Now, what would this blog be if I didn’t acknowledge icons in history who have fought for equality and paved the way for me and all women? The following women are true trailblazers and helped shape the United States:
Sojourner Truth: African-American abolitionist who fearlessly fought for gender and racial equality. In the 1860s, she often rode streetcars in Washington D.C. to promote desegregation and publicly protest racism.
Susan B. Anthony was a social activist and icon in the early women's rights movement. She believed and stated that no more men should be allowed to vote until women and men, of all races, could also vote. She was arrested in an attempt to vote. This arrest and trial led to the 19th Amendment.
Ida B. Wells was a founding member of the National Association for the Advancement of Colored People (NAACP). After being born into slavery, Wells spent most of her life teaching and was also an investigative reporter, documenting lynching and racial violence in the US during the late 1800s and early 1900s.
Frida Kahlo, an artist, was born in Coyoacán, Mexico in 1907. She used her art to express taboo subjects surrounding women such as abortion, miscarriage, birth, and breastfeeding, among other things; opening up the conversation.
Simone de Beauvoir paved the way for modern feminism. In 1970, Beauvoir helped launch the French Women's Liberation Movement by signing the Manifesto of the 343, which argued for abortion rights.
Yuri Kochiyama fought a lifelong fight against racism and was nominated for the Nobel Peace Prize in 2005.
Dolores Huerta is a Mexican-American labor leader and civil rights activist who fights for the rights of many, especially farmers and agricultural workers. She is the founder of the United Farm Workers of America and still fights for workers' rights, immigrants' rights, and women's rights.
Ruth Bader Ginsburg used her Supreme Court seat to change the course of history. She served on the US Supreme Court and was lead counsel for the ACLU Women's Rights Project. She was known for being the voice of all women.
Sally Ride (1951-2012) was the first American woman in space. She started Sally Ride Science which helps to tackle misconceptions about women in STEM and "inspire young people in science, technology, engineering, and math (STEM) and to promote STEM literacy."
Vice President Kamala Harris is the first woman to serve as vice president of the United States. She built her career for the people and has broken barriers and continues to fight for working families.

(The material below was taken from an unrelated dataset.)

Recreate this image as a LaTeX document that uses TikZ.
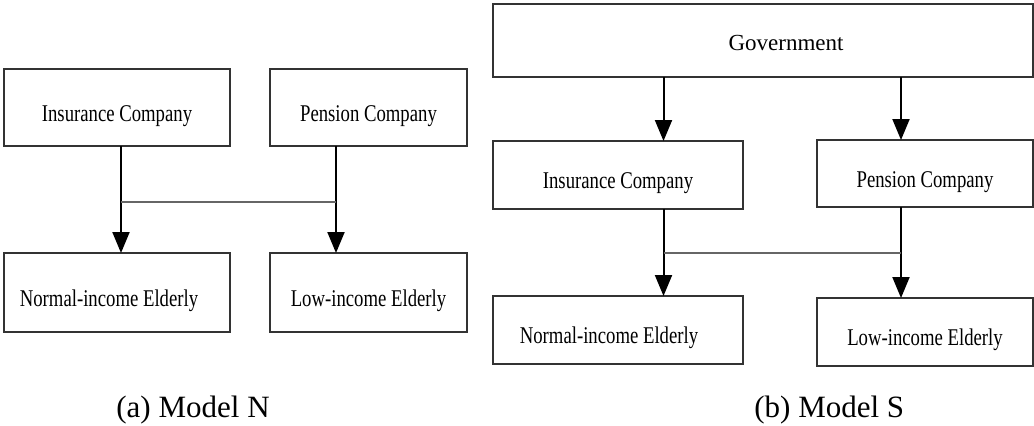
\documentclass[tikz,border=0pt]{standalone}
\usepackage{fontspec}
\setmainfont{Liberation Serif}
\newfontfamily\boxfont[FakeStretch=0.78]{Liberation Serif}
\usetikzlibrary{calc,positioning}
\usetikzlibrary{arrows.meta}
\newcommand{\boxtext}{\boxfont\fontsize{12pt}{14pt}\selectfont}
\newcommand{\govtext}{\rmfamily\fontsize{11.5pt}{14pt}\selectfont}
\newcommand{\captext}{\fontsize{15.5pt}{18pt}\selectfont}
\newcommand{\boxline}{0.8pt}
\newcommand{\arrline}{1pt}
\newcommand{\levelN}{202}
\newcommand{\levelS}{253}

\begin{document}
\begin{tikzpicture}[x=0.5pt,y=-0.5pt]

%% styles
\tikzstyle{box}=[draw=black!80,line width=\boxline,outer sep=0pt,inner sep=0pt,anchor=north west,font=\boxtext,text height=13.5pt,text depth=0pt]
\tikzstyle{arr}=[line width=\arrline,-{Triangle[width=8.5pt,length=10.5pt]}]
\tikzstyle{link}=[draw=black!60,line width=0.9pt]

\useasboundingbox (0,0) rectangle (1034,425);

%% (a) model N, four boxes
\node (insN) [box, minimum width=113pt, minimum height=38.5pt] at (4,69) {Insurance Company};
\node (penN) [box, minimum width=98.5pt, minimum height=38.5pt] at (270,69) {Pension Company};
\node (norN) [box, minimum width=113pt, minimum height=39.5pt] at (4,253) {\hspace*{-8pt}Normal-income Elderly};
\node (lowN) [box, minimum width=98.5pt, minimum height=39.5pt] at (270,253) {Low-income Elderly};

%% arrow columns and crossing level
\coordinate (colNa) at (121,0);
\coordinate (colNb) at (336,0);
\coordinate (midN) at (0,\levelN);

\draw[arr] (insN.south -| colNa) -- (norN.north -| colNa);
\draw[arr] (penN.south -| colNb) -- (lowN.north -| colNb);
\draw[link] (colNa |- midN) -- (colNb |- midN);

%% (b) model S, government on top
\node (govS) [box, minimum width=270pt, minimum height=36.5pt, font=\govtext, text height=9.5pt] at (493,4) {\hspace*{23pt}Government};
\node (insS) [box, minimum width=125pt, minimum height=34pt] at (493,141) {Insurance Company};
\node (penS) [box, minimum width=108pt, minimum height=33.5pt] at (817,140) {Pension Company};
\node (norS) [box, minimum width=125pt, minimum height=34pt] at (493,296) {\hspace*{-9pt}Normal-income Elderly};
\node (lowS) [box, minimum width=108pt, minimum height=34pt] at (817,298) {Low-income Elderly};

\coordinate (colSa) at (663.5,0);
\coordinate (colSb) at (901,0);
\coordinate (midS) at (0,\levelS);

\draw[arr] (govS.south -| colSa) -- (insS.north -| colSa);
\draw[arr] (govS.south -| colSb) -- (penS.north -| colSb);
\draw[arr] (insS.south -| colSa) -- (norS.north -| colSa);
\draw[arr] (penS.south -| colSb) -- (lowS.north -| colSb);
\draw[link] (colSa |- midS) -- (colSb |- midS);

%% captions
\node (capN) [anchor=base west,inner sep=0pt,font=\captext] at (116,417) {(a) Model N};
\node (capS) [anchor=base west,inner sep=0pt,font=\captext] at (754,417) {(b) Model S};

\end{tikzpicture}
\end{document}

This list is not inclusive of all the women who have paved the way, however, I encourage you to do your research and find those women leaders who continue to fight the good fight and make good trouble for women’s rights. To commemorate International Women’s Day many people wear the official color of purple to stand in solidarity. Let us all do our part by breaking bias and helping fight for gender equality. As always, wishing you all continued peace, love, happiness, and blessings.